Hénin-Beaumont appartient à une région du nord de la France sinistrée ces dernières décennies par la fermeture des mines et des usines. Ce à quoi il faut ajouter la présence de migrants qui tentent de traverser illégalement la frontière vers le Royaume-Uni. Autant d’éléments qui ont favorisé l’implantation du RN. Les socialistes ont longtemps été au pouvoir à Hénin-Beaumont et dans d’autres municipalités de la région. Mais la corruption d’un maire de gauche, Gérard Dalongeville, a fini par mener le RN à la victoire dans cette ville de 27 000 habitants.
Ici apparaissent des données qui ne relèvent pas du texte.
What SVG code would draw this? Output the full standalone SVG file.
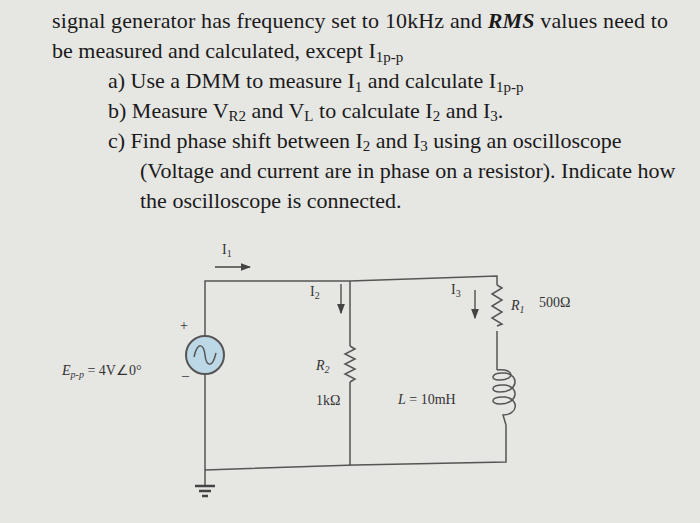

La région a progressivement cherché à s’affranchir des usines et du charbon, et la transformation de Loos-en-Gohelle et de Grande-Synthe en modèles de développement durable a principalement été attribuée aux Verts. Mais aujourd’hui, le RN défie les Verts sur un sujet qui était leur chasse gardée depuis longtemps.

Une récupération ?

À Hénin-Beaumont, le parti d’extrême droite met en œuvre de nombreux projets comparables, ce qui n’est pas sans déplaire à certains membres des Verts.
[L’environnement] a maintenant un potentiel électoral, explique Marine Tondelier. Je me souviens des gens qui s’en souciaient avant que ça ne soit populaire. Ils ont lancé des expériences qui sont aujourd’hui récupérées par ceux qui veulent rivaliser avec eux dans les urnes.”
Juvin, chargé de la question climatique au RN, ne nie pas les considérations politiques qui l’animent. Si le parti s’intéresse à l’environnement, il pourrait attirer des électeurs qui se situent au-delà de sa position sur l’immigration : “Les gens ont le sentiment qu’il faut arrêter de croire qu’on se préoccupe uniquement de l’immigration”, affirme-t-il.